The generosity of the poor need not fear the condemning words of St James. Poor people know how to help other poor people. We who are rich know how to use our wealth to get more riches.
Woe to the rich, because their wealth has rotted away. Their unused clothes are moth-eaten. Their silver and gold that they have stored in their bank vaults have corroded with rust. The size of our bank accounts is the size of our condemnation.
The rich become richer while the poor become poorer through the actions of the rich. In the time of St James, employers would pay their day laborers at the end of each day so that they could buy food for their family. Not to pay them each day was to rob them and defraud them of their livelihood. In our day, workers work for a week, two weeks or a month before being paid. Still, employers who do not pay their workers decent living wages rob their workers and this injustice rises before God against these rich.
Social justice was very important for St James in his day. The same social justice has to have the same importance for us in our day.

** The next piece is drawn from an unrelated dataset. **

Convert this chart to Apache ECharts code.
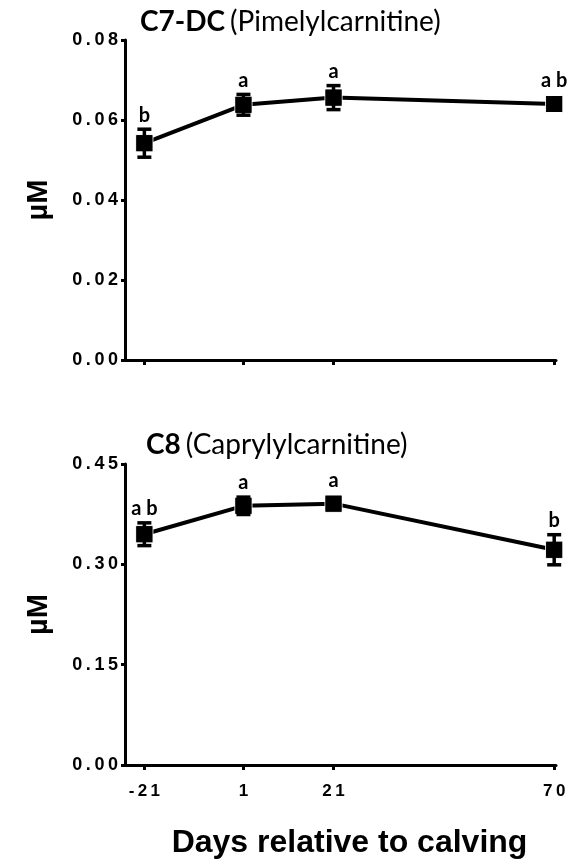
<!DOCTYPE html>
<html>
<head>
<meta charset="utf-8">
<script src="https://cdn.jsdelivr.net/npm/echarts@6/dist/echarts.min.js"></script>
<style>
  html, body { margin: 0; padding: 0; background: #fff; }
  #chart { width: 573px; height: 860px; }
</style>
</head>
<body>
<div id="chart"></div>
<script>
// Sampling days relative to calving
const days = [-21, 1, 21, 70];
const dayTicks = [-21, 1, 21, 70];

// C7-DC (pimelylcarnitine), mean ± SEM, µM
const c7dcMean = [0.0542, 0.0638, 0.0656, 0.0640];
const c7dcSem = [0.0035, 0.0026, 0.0030, 0.0010];
const c7dcLetters = ['b', 'a', 'a', 'a b'];
const c7dcAxis = [0, 0.08, 0.02];

// C8 (caprylylcarnitine), mean ± SEM, µM
const c8Mean = [0.345, 0.3875, 0.3907, 0.3218];
const c8Sem = [0.017, 0.013, 0.008, 0.0225];
const c8Letters = ['a b', 'a', 'a', 'b'];
const c8Axis = [0, 0.45, 0.15];

const ARIAL = '"Liberation Sans", Arial, sans-serif';
const CAL = 'Lato, "Open Sans", sans-serif';

function spaced(s) {
  return String(s).split('').join('\u2009');
}

function xAxisFor(gridIndex, showLabels) {
  return {
    type: 'value',
    gridIndex: gridIndex,
    min: -25.3,
    max: 70.4,
    splitLine: { show: false },
    axisLine: { show: true, onZero: false, lineStyle: { color: '#000', width: 3 } },
    axisTick: { show: true, customValues: dayTicks, length: 5, lineStyle: { color: '#000', width: 3 } },
    axisLabel: {
      show: showLabels,
      customValues: dayTicks,
      margin: 18,
      color: '#000',
      fontFamily: ARIAL,
      fontWeight: 'bold',
      fontSize: 17,
      formatter: v => spaced(v)
    },
    name: showLabels ? 'Days relative to calving' : '',
    nameLocation: 'middle',
    nameGap: 62,
    nameTextStyle: {
      color: '#000', fontFamily: ARIAL, fontWeight: 'bold', fontSize: 32,
      padding: [0, 0, 0, 18]
    }
  };
}

function yAxisFor(gridIndex, range) {
  return {
    type: 'value',
    gridIndex: gridIndex,
    min: range[0],
    max: range[1],
    interval: range[2],
    splitLine: { show: false },
    axisLine: { show: true, onZero: false, lineStyle: { color: '#000', width: 3 } },
    axisTick: { show: true, length: 4, lineStyle: { color: '#000', width: 3 } },
    axisLabel: {
      margin: 7,
      color: '#000',
      fontFamily: ARIAL,
      fontWeight: 'bold',
      fontSize: 18,
      formatter: v => spaced(v.toFixed(2))
    },
    name: 'µM',
    nameLocation: 'middle',
    nameRotate: 90,
    nameGap: 72,
    nameTextStyle: { color: '#000', fontFamily: ARIAL, fontWeight: 'bold', fontSize: 29 }
  };
}

function meanSeries(idx, mean) {
  return {
    type: 'line',
    xAxisIndex: idx,
    yAxisIndex: idx,
    data: days.map((d, i) => [d, mean[i]]),
    symbol: 'rect',
    symbolSize: [17, 17],
    showSymbol: true,
    itemStyle: { color: '#000', borderColor: '#fff', borderWidth: 1 },
    lineStyle: { color: '#000', width: 4 },
    emphasis: { disabled: true },
    z: 3
  };
}

function errorSeries(idx, mean, sem, letters) {
  return {
    type: 'custom',
    xAxisIndex: idx,
    yAxisIndex: idx,
    data: days.map((d, i) => [d, mean[i], sem[i]]),
    z: 4,
    renderItem: function (params, api) {
      const x = api.value(0), m = api.value(1), s = api.value(2);
      const c = api.coord([x, m]);
      const hi = api.coord([x, m + s]);
      const lo = api.coord([x, m - s]);
      const top = Math.min(hi[1], c[1] - 9);
      const stroke = { stroke: '#000', lineWidth: 3.5 };
      return {
        type: 'group',
        children: [
          { type: 'line', shape: { x1: c[0], y1: hi[1], x2: c[0], y2: lo[1] }, style: stroke },
          { type: 'line', shape: { x1: c[0] - 7, y1: hi[1], x2: c[0] + 7, y2: hi[1] }, style: stroke },
          { type: 'line', shape: { x1: c[0] - 7, y1: lo[1], x2: c[0] + 7, y2: lo[1] }, style: stroke },
          { type: 'rect', shape: { x: c[0] - 8, y: c[1] - 8, width: 16, height: 16 }, style: { fill: '#000' } },
          {
            type: 'text',
            x: c[0],
            y: top - 14,
            style: {
              text: letters[params.dataIndex],
              fill: '#000',
              font: 'bold 20px ' + CAL,
              align: 'center',
              verticalAlign: 'middle'
            }
          }
        ]
      };
    }
  };
}

const chart = echarts.init(document.getElementById('chart'), null, { renderer: 'canvas' });

chart.setOption({
  animation: false,
  backgroundColor: '#fff',
  title: [
    {
      text: '{b|C7-DC} {r|(Pimelylcarnitine)}',
      left: 135,
      top: 3,
      textStyle: {
        rich: {
          b: { fontFamily: CAL, fontWeight: 'bold', fontSize: 28, color: '#000' },
          r: { fontFamily: CAL, fontWeight: 'normal', fontSize: 28, color: '#000' }
        }
      }
    },
    {
      text: '{b|C8} {r|(Caprylylcarnitine)}',
      left: 141,
      top: 426,
      textStyle: {
        rich: {
          b: { fontFamily: CAL, fontWeight: 'bold', fontSize: 28, color: '#000' },
          r: { fontFamily: CAL, fontWeight: 'normal', fontSize: 28, color: '#000' }
        }
      }
    }
  ],
  grid: [
    { left: 125, top: 40, width: 431, height: 320 },
    { left: 125, top: 464, width: 431, height: 302 }
  ],
  xAxis: [xAxisFor(0, false), xAxisFor(1, true)],
  yAxis: [yAxisFor(0, c7dcAxis), yAxisFor(1, c8Axis)],
  series: [
    meanSeries(0, c7dcMean),
    errorSeries(0, c7dcMean, c7dcSem, c7dcLetters),
    meanSeries(1, c8Mean),
    errorSeries(1, c8Mean, c8Sem, c8Letters)
  ]
});
</script>
</body>
</html>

All men and women, all the rich and the poor as well, have the right to live without fear, and with the food and work necessary for them and their families.
Each one of us has to share what we have with those in need. Many times we hoard our time, our love, our power, our talent, our prayers, our works, our lives, our will and our very selves and refuse to share these with those in need. Woe to us when we do not share our wealth with the poor.